Harman zette zijn opmars verder en probeerde de Franse en Nederlandse nederzettingen in Zuid-Amerika te veroveren. Na zijn overwinning bij Martinique bevoorraadde Harman zich op Barbados, waarna hij zich naar het zuiden waagde en vervolgens naar het westen langs de Zuid-Amerikaanse kust zijn reis vervolgde. Hij veroverde en plunderde Cayenne dat in Franse handen was. Na twee weken bezetting trok hij verder naar het westen naar de Nederlandse nederzetting bij Fort Zeelandia.

Gevecht[bewerken | brontekst bewerken]

Harman arriveerde op 13 oktober aan Fort Zeelandia dat werd gedomineerd door een zwaar verdedigd fort. Toen hij zag dat een directe aanval onverstandig zou zijn, liet Harman zijn troepen een halve mijl van het fort van boord gaan. De Engelsen omsingelden het fort en riepen het 300 man tellende garnizoen onder Maurits de Rame op om zich bij het vallen van de avond over te geven. De Nederlanders weigerden echter omdat ze wisten dat hun fort goed werd verdedigd en bevoorraad was.

Harman verloor na vier dagen windstilte zijn geduld en op 17 oktober lanceerden de Engelsen een gecombineerde land- en zee-aanval voorafgegaan door een zwaar bombardement. Na zware gevechten waarbij aan beide zijden een vijftigtal slachtoffers vielen, stuurde de Rame een verzoek aan Harman om voorwaarden te bespreken.

Terwijl er gesprekken werden gevoerd, zwommen enkele Engelse soldaten heimelijk rond het versterkte Fort Zeeland en klommen ze snel over de muren van het fort waarbij ze de verdedigers verrasten en het fort konden innemen. De Engelsen stuurden snel versterkingen met roeiboten gevuld met soldaten en bezetten het fort, waarbij ze de veroverde kanonnen op de Nederlanders richtten die hun positie als onhoudbaar zagen. De Rame had geen andere keuze dan de hele nederzetting over te geven.

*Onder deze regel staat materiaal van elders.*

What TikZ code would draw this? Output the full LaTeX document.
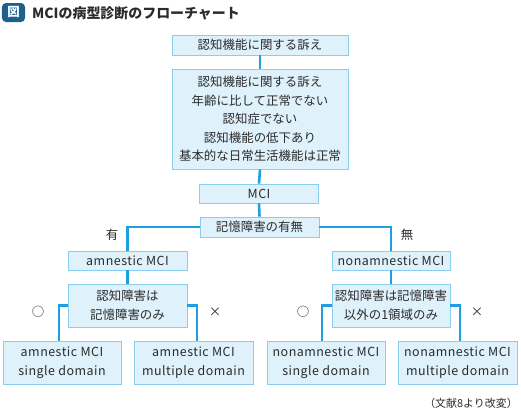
\documentclass[tikz,border=0pt]{standalone}
\usepackage{fontspec}
\setmainfont{Noto Sans CJK JP}
\newfontfamily\latfont{Noto Sans CJK JP}[LetterSpace=4]
\definecolor{boxfill}{HTML}{DFF1FB}
\definecolor{boxline}{HTML}{8ACDEF}
\definecolor{conn}{HTML}{1E9FE0}
\definecolor{txt}{HTML}{2B2B2B}
\definecolor{icon}{HTML}{1D5F8D}
\begin{document}
\begin{tikzpicture}[x=1bp,y=-1bp,
  fbox/.style={draw=boxline,fill=boxfill,line width=0.9bp,inner sep=0pt,align=center,
    text=txt,font=\fontsize{12.5}{18.7}\selectfont},
  lbox/.style={fbox,font=\fontsize{12.5}{18.7}\selectfont\latfont},
  cline/.style={draw=conn,line width=2.6bp},
  lbl/.style={text=txt,font=\fontsize{12.5}{14}\selectfont,inner sep=0pt}]
\useasboundingbox (0,0) rectangle (521,413);
% title
\node[fill=icon,rounded corners=4bp,minimum width=23bp,minimum height=19bp,inner sep=0pt,
  text=white,font=\fontsize{12.5}{12.5}\selectfont\bfseries] (icon) at (13.5,12.5) {図};
\node[anchor=west,inner sep=0pt,text=txt,font=\fontsize{14}{14}\selectfont\bfseries] (title) at (32,13) {MCIの病型診断のフローチャート};
% boxes
\node[fbox,minimum width=176bp,minimum height=20bp] (b1) at (260,45) {認知機能に関する訴え};
\node[fbox,minimum width=176bp,minimum height=100bp] (b2) at (260,119)
  {認知機能に関する訴え\\年齢に比して正常でない\\認知症でない\\認知機能の低下あり\\基本的な日常生活機能は正常};
\node[lbox,minimum width=119bp,minimum height=19bp] (mci) at (259,193.5) {MCI};
\node[fbox,minimum width=119bp,minimum height=20bp] (kk) at (259.5,227) {記憶障害の有無};
\node[lbox,minimum width=119bp,minimum height=19bp] (am) at (127.5,260.5) {amnestic MCI};
\node[lbox,minimum width=118bp,minimum height=19bp] (nm) at (391,260.5) {nonamnestic MCI};
\node[fbox,minimum width=119bp,minimum height=43bp] (q1) at (127.5,305.5) {認知障害は\\記憶障害のみ};
\node[fbox,minimum width=118bp,minimum height=43bp] (q2) at (391,305.5) {認知障害は記憶障害\\以外の1領域のみ};
\node[lbox,minimum width=118bp,minimum height=43bp] (a1) at (62,362.5) {amnestic MCI\\single domain};
\node[lbox,minimum width=119bp,minimum height=43bp] (a2) at (193.5,362.5) {amnestic MCI\\multiple domain};
\node[lbox,minimum width=118bp,minimum height=43bp] (n1) at (326,362.5) {nonamnestic MCI\\single domain};
\node[lbox,minimum width=119bp,minimum height=43bp] (n2) at (457.5,362.5) {nonamnestic MCI\\multiple domain};
% branch coordinates
\coordinate (a1t) at (59,341);
\coordinate (a2t) at (197,341);
\coordinate (n1t) at (322,341);
\coordinate (n2t) at (460,341);
% connectors
\draw[cline] (b1.south) -- (b2.north);
\draw[cline] (b2.south) -- (mci.north);
\draw[cline] (mci.south) -- (kk.north);
\draw[cline] (kk.west) -| (am.north);
\draw[cline] (kk.east) -| (nm.north);
\draw[cline] (am.south) -- (q1.north);
\draw[cline] (nm.south) -- (q2.north);
\draw[cline] (q1.west) -| (a1t);
\draw[cline] (q1.east) -| (a2t);
\draw[cline] (q2.west) -| (n1t);
\draw[cline] (q2.east) -| (n2t);
% labels
\node[lbl] (ly) at (112,235) {有};
\node[lbl] (ln) at (407,235) {無};
\node[lbl] (o1) at (38,312) {○};
\node[lbl] (x1) at (215,312) {×};
\node[lbl] (o2) at (303,312) {○};
\node[lbl] (x2) at (477,312) {×};
\node[anchor=east,inner sep=0pt,text=txt,font=\fontsize{11}{11}\selectfont] (src) at (518,403) {（文献8より改変）};
\end{tikzpicture}
\end{document}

Gevolgen[bewerken | brontekst bewerken]

De gevangen Nederlanders werden naar Sint Eustatius verscheept en vervolgens vrijgelaten. De Engelsen bezetten Zeelandia en hernoemden het opnieuw tot Fort Willoughby, deze maal naar de Engelse Caribische gouverneur Henry Willoughby, die vervolgens formeel de controle over de nederzetting overnam. In deze fase was de oorlog al voorbij, maar het nieuws over de verovering kwam net te laat voor het verdrag van Breda.

Twee weken later kwam er nieuws uit Nederland dat de kolonie volgens het Verdrag aan de Nederlandse Republiek zou worden teruggegeven. Gouverneur Willoughby weigerde hieraan te voldoen en besloot in plaats daarvan de vestingmuren te vernietigen en de nederzetting te plunderen. Admiraal Harman vertrok naar Barbados waar hij op 20 november arriveerde, in afwachting van zijn terugkeer naar Engeland.